Raw data:
------
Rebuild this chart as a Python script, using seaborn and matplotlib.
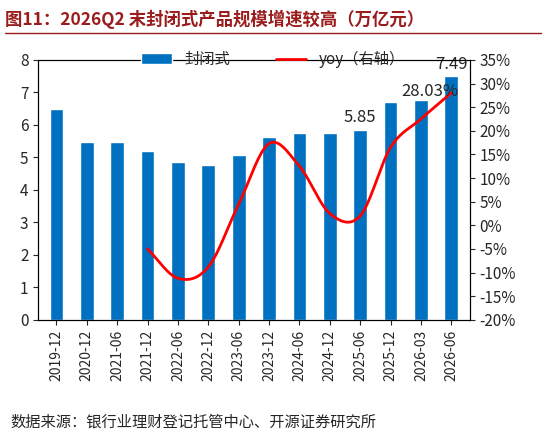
import numpy as np
import matplotlib
matplotlib.use("Agg")
import matplotlib.pyplot as plt
import seaborn as sns

periods = ["2019-12", "2020-12", "2021-06", "2021-12", "2022-06", "2022-12", "2023-06",
           "2023-12", "2024-06", "2024-12", "2025-06", "2025-12", "2026-03", "2026-06"]
scale = [6.48, 5.47, 5.47, 5.21, 4.85, 4.78, 5.07, 5.62, 5.74, 5.74, 5.85, 6.71, 6.78, 7.49]
yoy_periods = periods[3:]
yoy = [-5.0, -11.2, -8.8, 4.5, 17.3, 12.5, 2.5, 2.0, 16.5, 22.5, 28.03]

sns.set_style("ticks")
plt.rcParams['font.family'] = ['Noto Sans CJK SC', 'DejaVu Sans']

fig = plt.figure(figsize=(5.46, 4.37), dpi=100)
ax = fig.add_axes([0.07, 0.268, 0.79, 0.595])
sns.barplot(x=periods, y=scale, color="#0070c0", saturation=1, width=0.45, ax=ax, label="封闭式")
ax.set_ylim(0, 8)
ax.set_xlim(-0.6, len(periods) - 0.4)
ax.tick_params(axis='x', rotation=90, labelsize=10)
ax.tick_params(axis='y', labelsize=11)
for i in (10, 13):
    ax.text(i, scale[i] + 0.12, f"{scale[i]:.2f}", ha='center', va='bottom', fontsize=12)

ax2 = ax.twinx()
# smooth curve through the yoy points (Catmull-Rom, for drawing only)
px = np.arange(3, len(periods), dtype=float)
py = np.array(yoy)
xs, ys = [], []
P = np.vstack([px, py]).T
P = np.vstack([2 * P[0] - P[1], P, 2 * P[-1] - P[-2]])
for k in range(1, len(P) - 2):
    t = np.linspace(0, 1, 20)[:, None]
    p0, p1, p2, p3 = P[k - 1], P[k], P[k + 1], P[k + 2]
    seg = 0.5 * (2 * p1 + (-p0 + p2) * t + (2 * p0 - 5 * p1 + 4 * p2 - p3) * t ** 2
                 + (-p0 + 3 * p1 - 3 * p2 + p3) * t ** 3)
    xs.extend(seg[:, 0]); ys.extend(seg[:, 1])
sns.lineplot(x=xs, y=ys, color="red", linewidth=2, ax=ax2, label="yoy（右轴）", sort=False)
ax2.set_ylim(-20, 35)
ax2.set_yticks(range(-20, 36, 5))
ax2.set_yticklabels([f"{v}%" for v in range(-20, 36, 5)], fontsize=11)
ax2.text(12.3, yoy[-1] - 1.5, f"{yoy[-1]:.2f}%", ha='center', va='bottom', fontsize=12)

ax2.get_legend().remove()
h1, l1 = ax.get_legend_handles_labels()
h2, l2 = ax2.get_legend_handles_labels()
if ax.get_legend():
    ax.get_legend().remove()
fig.legend(h1 + h2, l1 + l2, ncol=2, frameon=False, loc='upper center',
           bbox_to_anchor=(0.5, 0.915), fontsize=11, columnspacing=3)

for a in (ax, ax2):
    for s in a.spines.values():
        s.set_color("black")

fig.text(0.01, 0.955, "图11：2026Q2 末封闭式产品规模增速较高（万亿元）", fontsize=12.5,
         fontweight='bold', color="#9b1c1c", va='center')
fig.add_artist(plt.Line2D([0.01, 0.99], [0.925, 0.925], color="#9b1c1c", lw=1))
fig.text(0.02, 0.035, "数据来源：银行业理财登记托管中心、开源证券研究所", fontsize=11, va='center')

fig.savefig("out.png", dpi=100)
------
Restate the material word for word from its first line through the line containing "import seaborn as sns", both included; the pictures do not belong in it.

Rebuild this chart as a Python script, using seaborn and matplotlib.
import numpy as np
import matplotlib
matplotlib.use("Agg")
import matplotlib.pyplot as plt
import seaborn as sns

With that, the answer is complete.